At the same time, raw material and fuel costs dipped 0.5 percent versus June. Following a steeper revised 0.3 percent fall in July. Positive base effects dropped yearly inflation 1.2 percent from July's revised 0.2 percent. Prices of beverages and tobacco rose 0.3 percent and chemicals also rose 0.3 percent but there were falls in crude petroleum and natural gas falling 6.1 percent and domestic food falling 1.6 percent.
Today's inflation updates data put the UK's RPI at minus 12 and the RPI-P at minus 28, meaning that economic activity in general is falling short of market forecasts.
Definition
Description
The PPI provides a key measure of inflation alongside the consumer price indexes and GDP deflators. The output price indexes measure change in manufacturer' goods prices produced and often are referred to as factory gate prices. Input prices are not limited to just those materials used in the final product, but also include what is required by the company in its normal day-to-day operations.
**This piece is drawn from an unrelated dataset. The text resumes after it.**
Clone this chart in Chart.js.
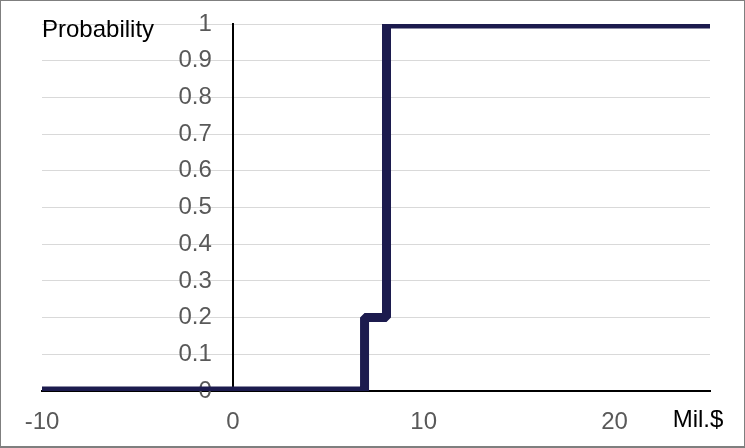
<!DOCTYPE html>
<html>
<head>
<meta charset="utf-8">
<script src="https://cdn.jsdelivr.net/npm/chart.js@4/dist/chart.umd.min.js"></script>
<style>
  body { margin: 0; background: #fff; }
  #wrap { width: 745px; height: 448px; position: relative; }
</style>
</head>
<body>
<div id="wrap"><canvas id="myChart" width="745" height="448"></canvas></div>
<script>
// step points of the cumulative probability curve
var xValues = [-10, 6.9, 6.9, 8.05, 8.05, 25];
var yValues = [0, 0, 0.2, 0.2, 1, 1];

var xTicks = [-10, 0, 10, 20];
var yTicks = [0, 0.1, 0.2, 0.3, 0.4, 0.5, 0.6, 0.7, 0.8, 0.9, 1];

var yTitle = "Probability";
var xTitle = "Mil.$";

var fontFamily = "'Liberation Sans', Arial, sans-serif";

var points = [];
for (let i = 0; i < xValues.length; i++) {
	points.push({ x: xValues[i], y: yValues[i] });
}

// axis captions and frame
const extras = {
	id: "extras",
	afterDraw: function (chart) {
		const ctx = chart.ctx;
		ctx.save();
		ctx.fillStyle = "#000";
		ctx.font = "24px " + fontFamily;
		ctx.textBaseline = "alphabetic";
		ctx.textAlign = "left";
		ctx.fillText(yTitle, 42, 37);
		ctx.textAlign = "center";
		ctx.fillText(xTitle, 698, 427);
		ctx.strokeStyle = "#7f7f7f";
		ctx.lineWidth = 2;
		ctx.strokeRect(0, 0, 745, 447);
		ctx.restore();
	},
};

const data = {
	datasets: [
		{
			label: "Probability",
			data: points,
			borderColor: "#1c1b4e",
			backgroundColor: "#1c1b4e",
			borderWidth: 9,
			borderJoinStyle: "bevel",
			pointRadius: 0,
			tension: 0,
			fill: false,
		},
	],
};

const yTickList = function (scale) {
	scale.ticks = yTicks.map(function (v) { return { value: v }; });
};

// keep tick labels from pushing the plot area around
const noPad = function (scale) {
	scale.paddingTop = 0;
	scale.paddingBottom = 0;
	scale.paddingLeft = 0;
	scale.paddingRight = 0;
};

const config = {
	type: "line",
	data: data,
	plugins: [extras],
	options: {
		responsive: false,
		animation: false,
		layout: {
			padding: { left: 42, right: 35, top: 24, bottom: 57 },
		},
		plugins: {
			legend: { display: false },
			tooltip: { enabled: false },
		},
		scales: {
			x: {
				type: "linear",
				min: -10,
				max: 25,
				position: { y: 0 },
				afterBuildTicks: function (scale) {
					scale.ticks = xTicks.map(function (v) { return { value: v }; });
				},
				afterFit: noPad,
				grid: { display: false, drawTicks: false },
				border: { display: true, color: "#000", width: 2 },
				ticks: {
					color: "#595959",
					padding: 17,
					font: { family: fontFamily, size: 24 },
					maxRotation: 0,
				},
			},
			y: {
				type: "linear",
				min: 0,
				max: 1,
				position: { x: 0 },
				afterBuildTicks: yTickList,
				afterFit: noPad,
				grid: { color: "#d9d9d9", lineWidth: 1, drawTicks: false },
				border: { display: true, color: "#000", width: 2 },
				ticks: { display: false },
			},
			// labels only, set a little to the left of the x = 0 axis
			yLabels: {
				type: "linear",
				min: 0,
				max: 1,
				position: { x: -1.1 },
				afterBuildTicks: yTickList,
				afterFit: noPad,
				grid: { display: false, drawTicks: false },
				border: { display: false },
				ticks: {
					color: "#595959",
					font: { family: fontFamily, size: 24 },
					callback: function (value) {
						return String(Math.round(value * 10) / 10);
					},
				},
			},
		},
	},
};

const myChart = new Chart(document.getElementById("myChart"), config);
</script>
</body>
</html>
The PPI is considered a precursor of both consumer price inflation and profits. If the prices paid to manufacturers increase, businesses are faced with either charging higher prices or taking a cut in profits. The ability to pass along price increases depends on the strength and competitiveness of the marketplace.
The bond market rallies when the PPI decreases or posts only small increases, but bond prices fall when the PPI posts larger-than-expected gains. The equity market rallies with the bond market because low inflation promises low interest rates and is good for profits.